Of course many a businessman, seeing what personal computers could do for a business thus concentrated on looking for businesses that had not been computerized. You introduce computers and that business would often take off, or see very healthy profits. You could often easily double the value of a business in less then 5 years by adopting this approach. So you purchase a business for say 5 million dollars, introduce computers and the increased profits will EASILY allow you to sell such a business for now say 10 million! Smart businessmen can EASILY see how such math works!
So many a market play for LENR will be smart businessmen that look for business that will benefit by such lower energy costs – however, you only going to get REALLY reduced energy costs if you’re allowed to purchase a LENR plant in place of the current model of purchasing the energy. In fact this allows the owners of the LENR technology to purchase business that would not be profitable otherwise! (huge oppoturitiines exist for such owners of new technologies).
Remember the only real issue here is delivering energy costs for less then what competition can.

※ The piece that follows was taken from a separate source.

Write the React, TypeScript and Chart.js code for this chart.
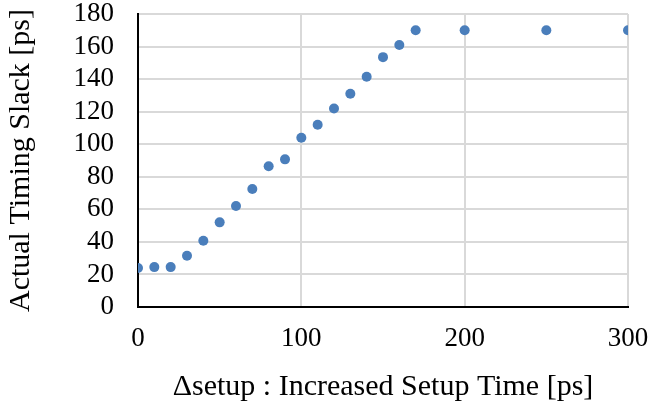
import React, { useEffect, useRef } from "react";
import { Chart, registerables } from "chart.js";

Chart.register(...registerables);

const xValues = [0, 10, 20, 30, 40, 50, 60, 70, 80, 90, 100, 110, 120, 130, 140, 150, 160, 170, 200, 250, 300];
const yValues = [24, 24.5, 24.5, 31.5, 40.7, 52, 62, 72.5, 86.5, 90.7, 104, 112, 122, 131, 141.5, 153.5, 161, 170, 170, 170, 170];
const xTitle = "\u0394setup : Increased Setup Time [ps]";
const yTitle = "Actual Timing Slack [ps]";

export default function App() {
  const ref = useRef<HTMLCanvasElement | null>(null);
  useEffect(() => {
    document.body.style.margin = "0";
    const ctx = ref.current!;
    const font = "'Liberation Serif', 'Times New Roman', serif";
    const chart = new Chart(ctx, {
      type: "scatter",
      data: {
        datasets: [
          {
            data: xValues.map((x, i) => ({ x, y: yValues[i] })),
            backgroundColor: "#4a7ebb",
            borderColor: "#4a7ebb",
            pointRadius: 5,
            pointHoverRadius: 5,
            borderWidth: 0,
          },
        ],
      },
      options: {
        responsive: false,
        animation: false,
        layout: { padding: { left: 0, right: 20, top: 14, bottom: 0 } },
        plugins: { legend: { display: false }, tooltip: { enabled: false } },
        scales: {
          x: {
            type: "linear",
            min: 0,
            max: 300,
            ticks: { stepSize: 100, autoSkip: false, maxRotation: 0, color: "#000", font: { family: font, size: 27 }, padding: 16 },
            grid: { color: "#d9d9d9", lineWidth: 2, drawTicks: false },
            border: { color: "#000", width: 2 },
            title: { display: true, text: xTitle, color: "#000", font: { family: font, size: 30 }, padding: { top: 0, bottom: 2 } },
            afterFit: (s: any) => { s.height = 100; s.paddingLeft = 0; s.paddingRight = 0; },
          },
          y: {
            min: 0,
            max: 180,
            ticks: { stepSize: 20, autoSkip: false, color: "#000", font: { family: font, size: 27 }, padding: 24 },
            grid: { color: "#d9d9d9", lineWidth: 2, drawTicks: false },
            border: { color: "#000", width: 2 },
            title: { display: true, text: yTitle, color: "#000", font: { family: font, size: 30 }, padding: { top: 3, bottom: 0 } },
            afterFit: (s: any) => { s.width = 138; s.paddingTop = 0; s.paddingBottom = 0; },
          },
        },
      },
    });
    return () => chart.destroy();
  }, []);
  return <canvas ref={ref} width={648} height={407} style={{ display: "block" }} />;
}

The ACTUAL COST of the energy is moot!
A good example is to imagine that a star trek transporter was just created by you. You could thus transport a person from LA to New York for say $5 of electricity. However, you do NOT sell rides to New York for 20, or even $100?
Current flight rates from LA to New York (market value rate) are about $400. So you price you transporter “flight” rate below that of cars, but STILL at current market rates! This is in fact how and why technology can make your business money (you reduce the cost of delivering something at current market rates).
The result is you do NOT get a flight for $5 from LA to New York despite that being the cost! (you will pay near $300 dollars!!!).
Until such time that you can purchase your OWN transporter, which is the time that your realize such lower costs.
So LENR is in much the same boat as above – you will see reduced energy costs – but only a reduction that has enough incentive for you to switch and consume that energy. The higher profits margins will thus be realized by who OWNS the heating plants. Such heat will be sold at near market rates.
The only way you realize lower energy costs is as the technology becomes more widespread, and hopefully lower cost units start being sold to business as opposed to purchasing the results of the system from the owners of the plant.